**WHAT YOU NEED TO DO:**
Give back exactly the lines running from the line that holds "The picture is" through the line that holds "from matplotlib.ticker import FixedLocator", ends included, and no other lines.

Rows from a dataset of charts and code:
◇ ◇ ◇ ◇
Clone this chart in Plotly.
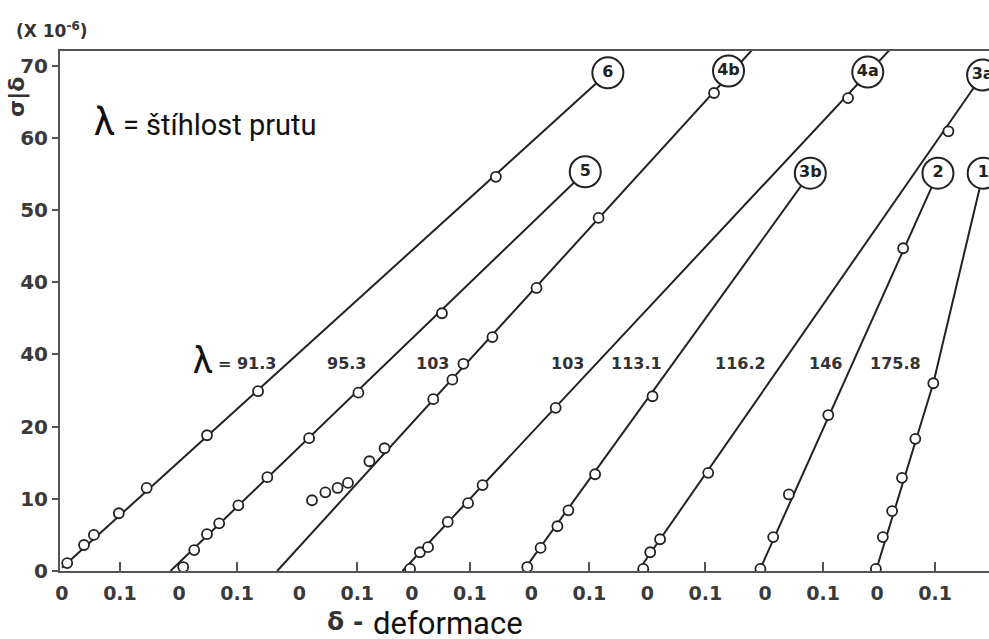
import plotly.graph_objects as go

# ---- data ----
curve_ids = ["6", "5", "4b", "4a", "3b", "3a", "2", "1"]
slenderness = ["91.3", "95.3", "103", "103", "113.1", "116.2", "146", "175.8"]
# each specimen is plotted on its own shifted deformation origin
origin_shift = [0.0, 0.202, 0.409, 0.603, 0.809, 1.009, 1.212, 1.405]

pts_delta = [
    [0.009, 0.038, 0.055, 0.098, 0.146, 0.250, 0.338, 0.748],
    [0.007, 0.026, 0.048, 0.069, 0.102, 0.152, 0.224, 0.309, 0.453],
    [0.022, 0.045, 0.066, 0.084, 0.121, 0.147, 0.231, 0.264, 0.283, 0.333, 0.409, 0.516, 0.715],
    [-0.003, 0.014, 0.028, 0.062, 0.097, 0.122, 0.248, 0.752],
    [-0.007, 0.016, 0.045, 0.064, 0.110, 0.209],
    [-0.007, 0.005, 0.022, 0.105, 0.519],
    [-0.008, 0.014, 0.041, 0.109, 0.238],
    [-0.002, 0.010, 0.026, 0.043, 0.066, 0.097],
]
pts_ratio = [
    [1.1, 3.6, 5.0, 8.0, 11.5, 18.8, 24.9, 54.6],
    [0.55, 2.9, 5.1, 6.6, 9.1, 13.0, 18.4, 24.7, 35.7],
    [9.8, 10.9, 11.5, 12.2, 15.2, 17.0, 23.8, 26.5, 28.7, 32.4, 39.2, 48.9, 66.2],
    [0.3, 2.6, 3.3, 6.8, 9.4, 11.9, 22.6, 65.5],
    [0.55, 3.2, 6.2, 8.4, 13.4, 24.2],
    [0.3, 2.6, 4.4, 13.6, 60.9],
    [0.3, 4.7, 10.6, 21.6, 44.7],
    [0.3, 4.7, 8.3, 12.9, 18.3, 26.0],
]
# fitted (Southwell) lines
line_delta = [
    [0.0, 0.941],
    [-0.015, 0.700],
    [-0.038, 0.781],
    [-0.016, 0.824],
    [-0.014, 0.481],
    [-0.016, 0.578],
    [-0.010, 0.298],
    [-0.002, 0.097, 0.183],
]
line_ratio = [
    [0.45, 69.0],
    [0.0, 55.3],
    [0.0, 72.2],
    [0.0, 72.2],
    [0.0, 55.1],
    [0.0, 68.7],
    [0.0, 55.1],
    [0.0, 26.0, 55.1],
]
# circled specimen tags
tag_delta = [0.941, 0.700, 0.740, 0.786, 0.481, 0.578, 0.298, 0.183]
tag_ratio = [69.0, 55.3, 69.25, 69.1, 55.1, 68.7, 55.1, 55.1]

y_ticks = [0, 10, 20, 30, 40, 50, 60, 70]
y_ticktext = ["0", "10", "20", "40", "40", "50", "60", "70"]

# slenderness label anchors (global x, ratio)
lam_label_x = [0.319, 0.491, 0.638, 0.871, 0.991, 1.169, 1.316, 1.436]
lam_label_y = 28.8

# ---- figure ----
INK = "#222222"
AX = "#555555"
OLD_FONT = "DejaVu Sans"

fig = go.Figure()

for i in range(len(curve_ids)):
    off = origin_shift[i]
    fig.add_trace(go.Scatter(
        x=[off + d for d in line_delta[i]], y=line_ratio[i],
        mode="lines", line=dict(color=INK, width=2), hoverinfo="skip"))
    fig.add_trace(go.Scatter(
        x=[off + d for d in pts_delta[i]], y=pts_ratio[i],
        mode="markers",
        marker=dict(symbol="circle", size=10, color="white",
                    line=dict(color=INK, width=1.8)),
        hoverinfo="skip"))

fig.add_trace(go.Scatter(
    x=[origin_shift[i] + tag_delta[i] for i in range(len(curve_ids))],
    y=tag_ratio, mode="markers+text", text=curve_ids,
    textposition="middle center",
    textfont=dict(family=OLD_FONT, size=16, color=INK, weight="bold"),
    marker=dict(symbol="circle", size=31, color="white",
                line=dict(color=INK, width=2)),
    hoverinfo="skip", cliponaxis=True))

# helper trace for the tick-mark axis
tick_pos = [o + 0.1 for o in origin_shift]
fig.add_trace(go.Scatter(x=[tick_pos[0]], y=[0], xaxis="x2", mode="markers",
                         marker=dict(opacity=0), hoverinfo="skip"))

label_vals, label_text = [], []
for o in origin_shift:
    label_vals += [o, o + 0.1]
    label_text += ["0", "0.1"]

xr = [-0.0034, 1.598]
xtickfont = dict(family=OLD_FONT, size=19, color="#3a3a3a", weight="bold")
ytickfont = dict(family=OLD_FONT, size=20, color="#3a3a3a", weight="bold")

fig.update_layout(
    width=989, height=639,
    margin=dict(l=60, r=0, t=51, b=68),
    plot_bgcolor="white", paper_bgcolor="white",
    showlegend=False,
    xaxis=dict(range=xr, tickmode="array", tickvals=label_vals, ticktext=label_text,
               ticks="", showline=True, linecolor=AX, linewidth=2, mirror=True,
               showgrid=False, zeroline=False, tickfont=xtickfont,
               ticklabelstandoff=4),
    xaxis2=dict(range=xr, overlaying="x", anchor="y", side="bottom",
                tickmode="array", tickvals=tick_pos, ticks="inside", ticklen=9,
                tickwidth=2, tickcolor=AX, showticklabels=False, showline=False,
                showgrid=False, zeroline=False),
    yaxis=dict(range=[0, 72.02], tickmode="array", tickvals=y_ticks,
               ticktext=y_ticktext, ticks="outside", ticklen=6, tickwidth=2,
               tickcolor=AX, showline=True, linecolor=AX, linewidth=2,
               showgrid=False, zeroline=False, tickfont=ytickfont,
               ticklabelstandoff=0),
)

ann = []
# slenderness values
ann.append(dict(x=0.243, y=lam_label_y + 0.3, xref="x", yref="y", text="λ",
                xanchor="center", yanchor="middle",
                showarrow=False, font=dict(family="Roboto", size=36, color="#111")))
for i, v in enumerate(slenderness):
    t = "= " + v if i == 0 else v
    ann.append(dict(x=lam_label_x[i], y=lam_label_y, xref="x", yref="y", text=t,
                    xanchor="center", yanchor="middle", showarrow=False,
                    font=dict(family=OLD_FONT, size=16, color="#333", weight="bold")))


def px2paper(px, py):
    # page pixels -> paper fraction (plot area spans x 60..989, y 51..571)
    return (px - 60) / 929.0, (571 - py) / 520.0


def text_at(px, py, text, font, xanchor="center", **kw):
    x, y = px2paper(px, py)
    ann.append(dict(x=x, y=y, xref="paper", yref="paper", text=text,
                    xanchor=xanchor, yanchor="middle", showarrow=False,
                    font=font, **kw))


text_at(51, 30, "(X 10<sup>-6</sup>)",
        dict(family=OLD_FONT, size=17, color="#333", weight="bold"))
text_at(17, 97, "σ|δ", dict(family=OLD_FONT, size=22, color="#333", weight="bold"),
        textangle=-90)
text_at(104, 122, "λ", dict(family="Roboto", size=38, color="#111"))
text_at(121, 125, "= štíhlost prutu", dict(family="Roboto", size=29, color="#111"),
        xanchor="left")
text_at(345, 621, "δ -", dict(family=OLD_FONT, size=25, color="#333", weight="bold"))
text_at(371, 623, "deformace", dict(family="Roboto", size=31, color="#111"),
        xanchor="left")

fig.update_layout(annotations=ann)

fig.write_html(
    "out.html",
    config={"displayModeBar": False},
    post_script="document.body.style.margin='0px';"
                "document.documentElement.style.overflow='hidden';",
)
◇ ◇ ◇ ◇
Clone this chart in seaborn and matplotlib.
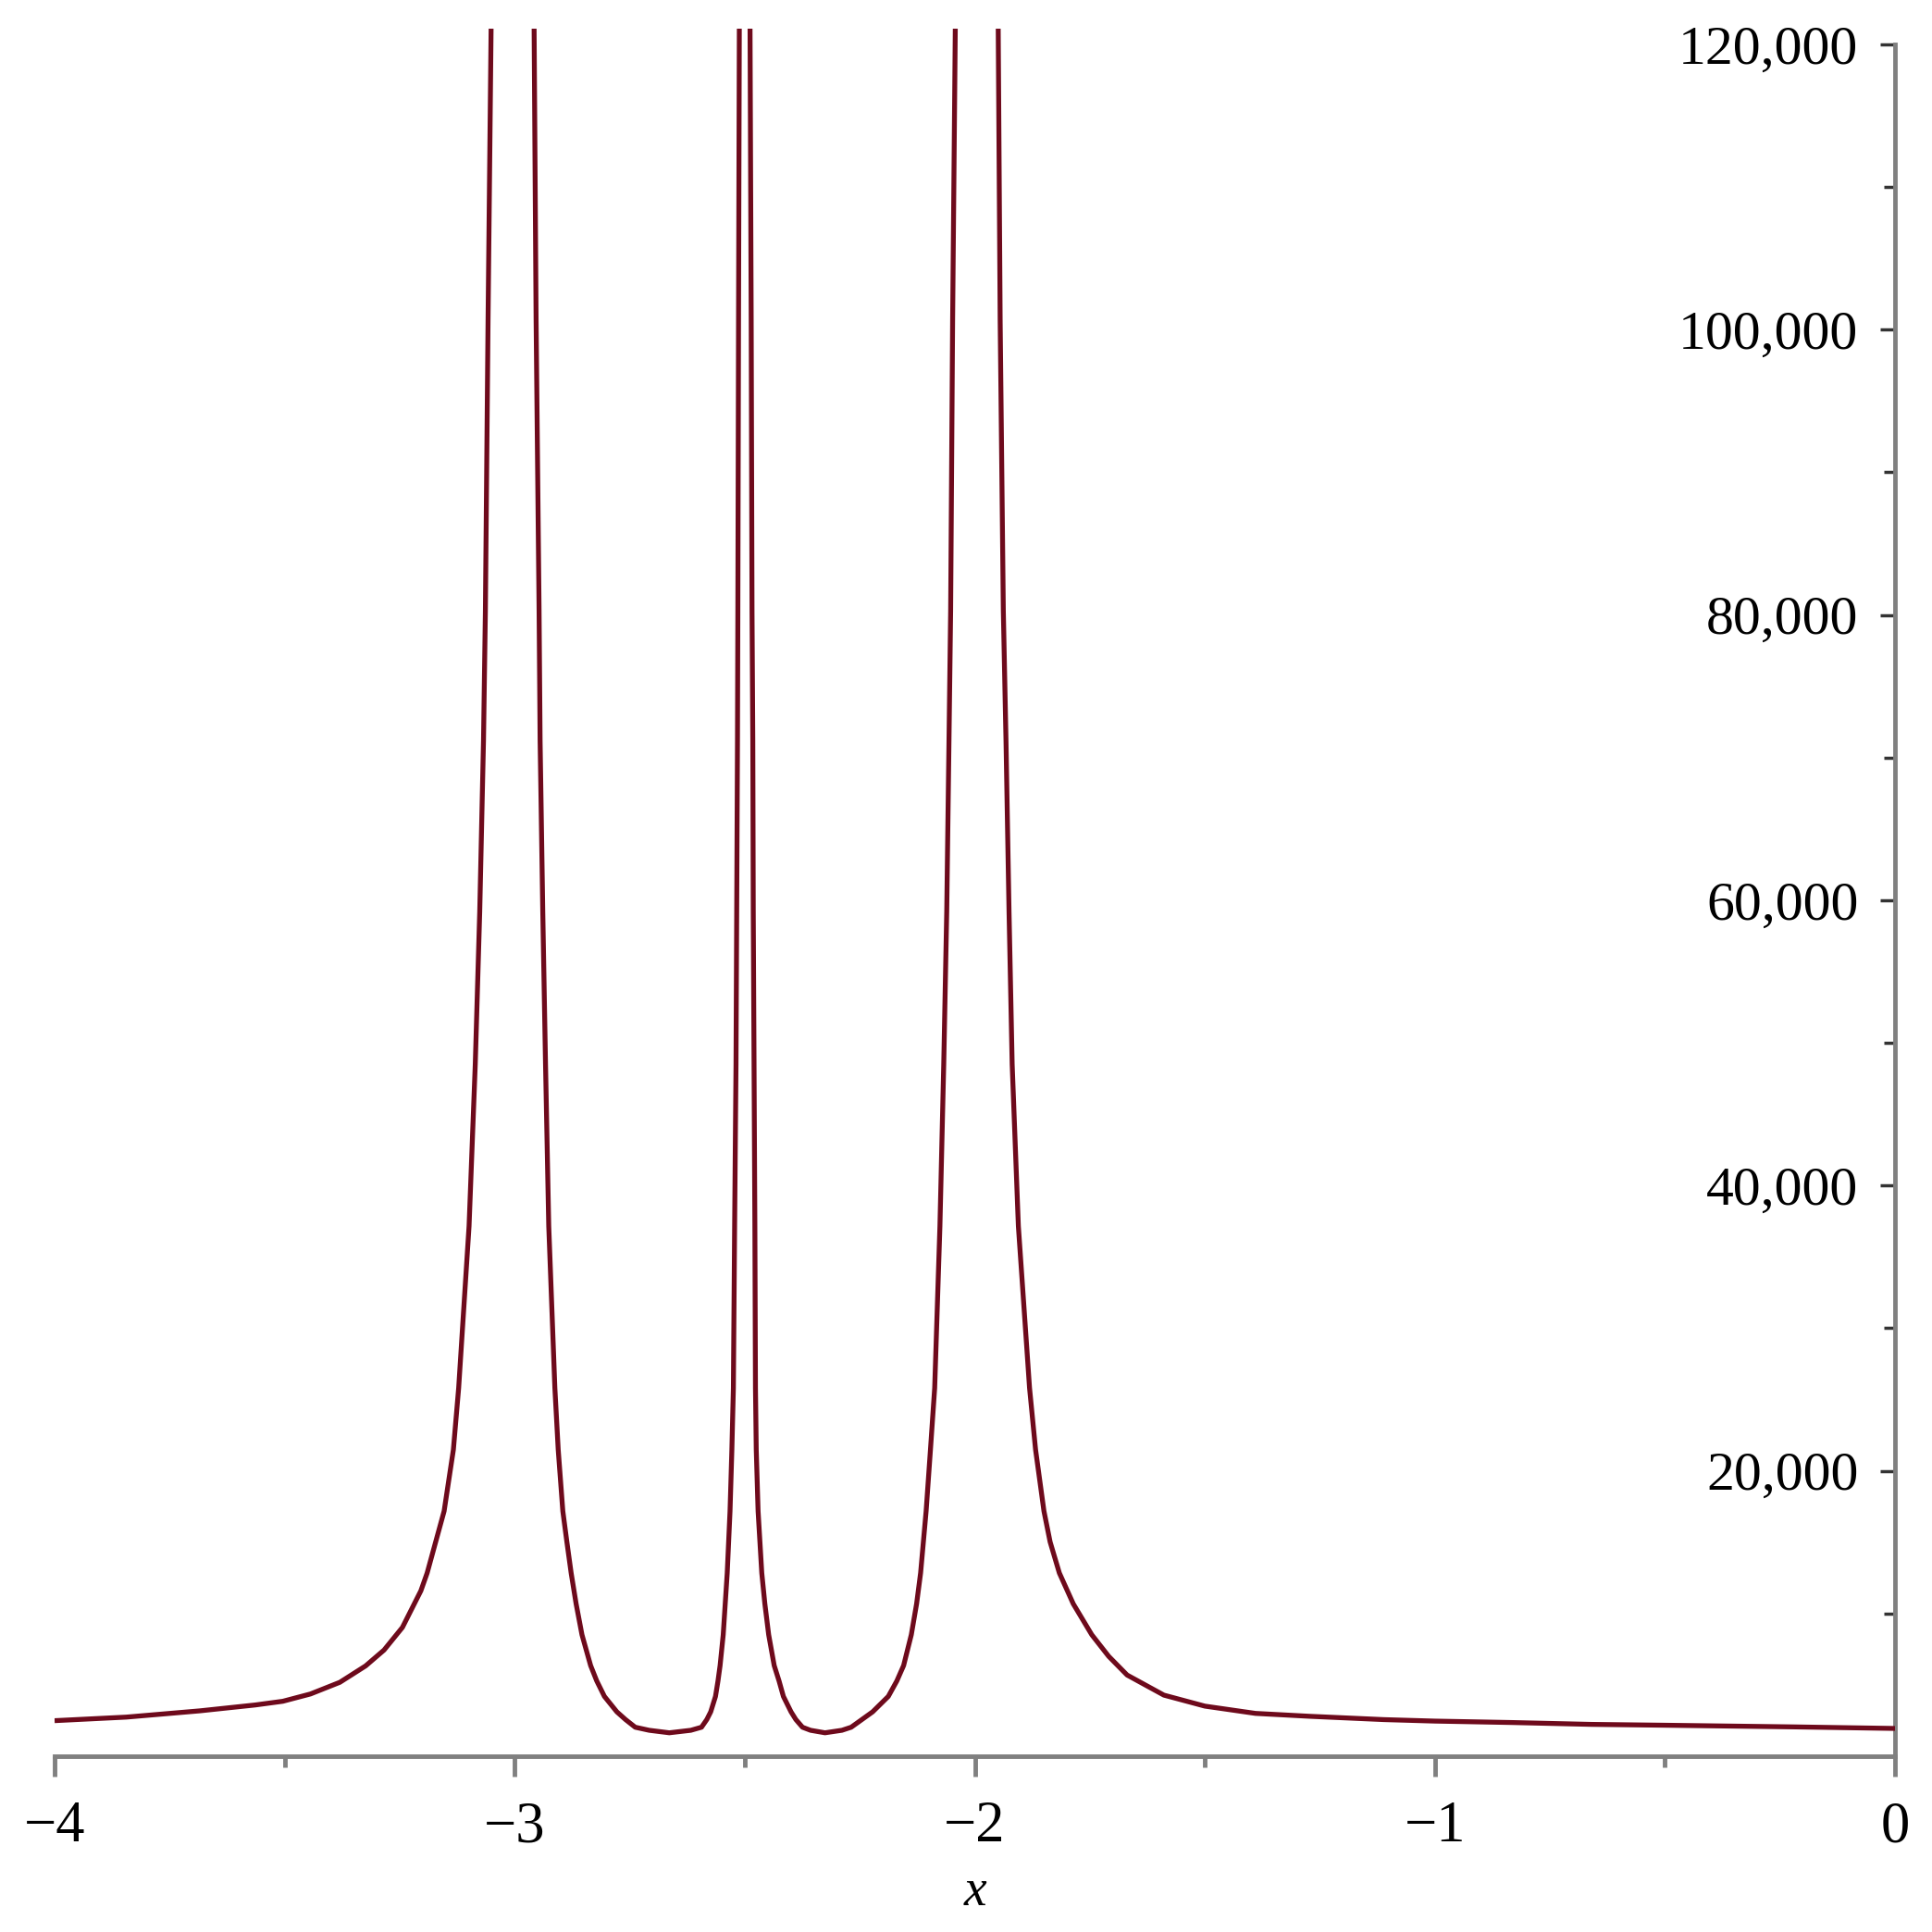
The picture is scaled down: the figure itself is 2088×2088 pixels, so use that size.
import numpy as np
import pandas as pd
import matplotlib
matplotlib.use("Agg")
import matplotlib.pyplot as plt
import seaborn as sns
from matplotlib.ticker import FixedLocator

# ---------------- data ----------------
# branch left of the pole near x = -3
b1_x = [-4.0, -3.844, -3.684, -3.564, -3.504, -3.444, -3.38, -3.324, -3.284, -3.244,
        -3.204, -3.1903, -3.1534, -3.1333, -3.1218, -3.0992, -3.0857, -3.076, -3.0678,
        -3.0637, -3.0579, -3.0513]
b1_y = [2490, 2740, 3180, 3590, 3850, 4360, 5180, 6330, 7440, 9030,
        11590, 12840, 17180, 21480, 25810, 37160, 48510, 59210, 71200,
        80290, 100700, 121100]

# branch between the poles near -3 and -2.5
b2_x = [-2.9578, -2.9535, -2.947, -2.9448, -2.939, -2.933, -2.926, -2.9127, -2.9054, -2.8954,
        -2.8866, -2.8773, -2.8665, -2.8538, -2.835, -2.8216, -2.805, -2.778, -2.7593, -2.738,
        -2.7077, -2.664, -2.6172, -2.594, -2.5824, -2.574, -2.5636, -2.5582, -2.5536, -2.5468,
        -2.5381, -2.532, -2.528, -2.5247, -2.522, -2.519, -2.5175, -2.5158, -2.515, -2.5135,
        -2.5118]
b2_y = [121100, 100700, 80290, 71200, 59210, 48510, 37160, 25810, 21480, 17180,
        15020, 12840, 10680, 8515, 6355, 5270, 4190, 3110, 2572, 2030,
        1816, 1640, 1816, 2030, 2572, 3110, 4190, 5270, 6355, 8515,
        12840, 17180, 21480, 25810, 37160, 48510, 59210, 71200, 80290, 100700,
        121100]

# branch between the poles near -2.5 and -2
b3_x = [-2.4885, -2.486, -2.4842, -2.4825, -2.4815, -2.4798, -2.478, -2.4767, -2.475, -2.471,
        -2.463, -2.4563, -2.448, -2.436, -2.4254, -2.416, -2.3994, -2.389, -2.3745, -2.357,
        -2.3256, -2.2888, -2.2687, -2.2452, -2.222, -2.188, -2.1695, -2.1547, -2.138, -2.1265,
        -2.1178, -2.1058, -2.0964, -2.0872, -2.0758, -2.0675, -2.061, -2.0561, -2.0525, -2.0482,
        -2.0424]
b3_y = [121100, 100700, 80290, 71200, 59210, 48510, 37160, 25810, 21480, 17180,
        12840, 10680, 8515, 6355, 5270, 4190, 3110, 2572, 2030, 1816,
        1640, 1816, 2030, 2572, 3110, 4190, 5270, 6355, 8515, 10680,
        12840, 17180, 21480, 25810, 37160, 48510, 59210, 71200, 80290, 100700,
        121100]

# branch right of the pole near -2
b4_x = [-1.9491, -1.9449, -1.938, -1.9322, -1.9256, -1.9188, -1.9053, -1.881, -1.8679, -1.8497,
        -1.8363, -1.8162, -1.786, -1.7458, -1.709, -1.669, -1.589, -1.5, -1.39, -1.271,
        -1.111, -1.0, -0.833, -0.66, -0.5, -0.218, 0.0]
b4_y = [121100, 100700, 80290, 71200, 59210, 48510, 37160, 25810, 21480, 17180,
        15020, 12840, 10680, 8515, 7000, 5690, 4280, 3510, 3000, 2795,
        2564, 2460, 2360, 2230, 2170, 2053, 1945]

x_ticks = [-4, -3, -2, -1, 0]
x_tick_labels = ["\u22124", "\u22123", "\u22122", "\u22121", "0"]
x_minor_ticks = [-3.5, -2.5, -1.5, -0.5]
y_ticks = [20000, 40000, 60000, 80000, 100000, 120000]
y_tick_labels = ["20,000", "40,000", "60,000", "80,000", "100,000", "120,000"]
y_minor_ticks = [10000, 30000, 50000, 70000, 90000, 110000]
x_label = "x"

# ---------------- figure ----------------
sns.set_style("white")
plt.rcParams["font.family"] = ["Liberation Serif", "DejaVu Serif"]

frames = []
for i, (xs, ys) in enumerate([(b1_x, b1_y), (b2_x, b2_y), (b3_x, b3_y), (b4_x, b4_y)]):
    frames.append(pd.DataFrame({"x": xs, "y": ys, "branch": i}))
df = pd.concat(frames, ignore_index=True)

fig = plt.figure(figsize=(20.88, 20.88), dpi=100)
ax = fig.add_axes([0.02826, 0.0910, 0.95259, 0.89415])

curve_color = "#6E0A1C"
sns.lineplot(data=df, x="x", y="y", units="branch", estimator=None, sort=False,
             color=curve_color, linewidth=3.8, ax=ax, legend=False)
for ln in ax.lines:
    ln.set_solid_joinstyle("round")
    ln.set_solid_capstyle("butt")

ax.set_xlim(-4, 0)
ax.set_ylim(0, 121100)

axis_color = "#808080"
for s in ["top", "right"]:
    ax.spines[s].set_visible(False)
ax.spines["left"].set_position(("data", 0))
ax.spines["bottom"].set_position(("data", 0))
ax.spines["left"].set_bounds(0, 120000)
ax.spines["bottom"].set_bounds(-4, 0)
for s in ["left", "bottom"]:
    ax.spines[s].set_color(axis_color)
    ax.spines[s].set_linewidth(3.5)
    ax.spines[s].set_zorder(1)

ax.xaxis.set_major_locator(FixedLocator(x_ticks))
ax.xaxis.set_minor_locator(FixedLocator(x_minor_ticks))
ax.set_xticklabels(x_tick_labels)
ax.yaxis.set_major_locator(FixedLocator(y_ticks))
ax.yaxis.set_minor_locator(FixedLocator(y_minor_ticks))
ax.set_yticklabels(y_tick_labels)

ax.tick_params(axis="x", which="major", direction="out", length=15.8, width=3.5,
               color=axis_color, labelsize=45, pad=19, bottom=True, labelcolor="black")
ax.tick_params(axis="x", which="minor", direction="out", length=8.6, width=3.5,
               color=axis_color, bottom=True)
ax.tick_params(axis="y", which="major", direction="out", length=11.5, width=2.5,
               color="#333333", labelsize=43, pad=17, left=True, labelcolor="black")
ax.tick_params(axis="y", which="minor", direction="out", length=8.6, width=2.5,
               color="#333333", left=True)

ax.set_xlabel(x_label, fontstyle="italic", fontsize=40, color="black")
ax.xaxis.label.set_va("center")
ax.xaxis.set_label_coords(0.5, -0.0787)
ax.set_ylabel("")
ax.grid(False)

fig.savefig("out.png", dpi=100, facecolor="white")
◇ ◇ ◇ ◇
**REPLY:**
The picture is scaled down: the figure itself is 2088×2088 pixels, so use that size.
import numpy as np
import pandas as pd
import matplotlib
matplotlib.use("Agg")
import matplotlib.pyplot as plt
import seaborn as sns
from matplotlib.ticker import FixedLocator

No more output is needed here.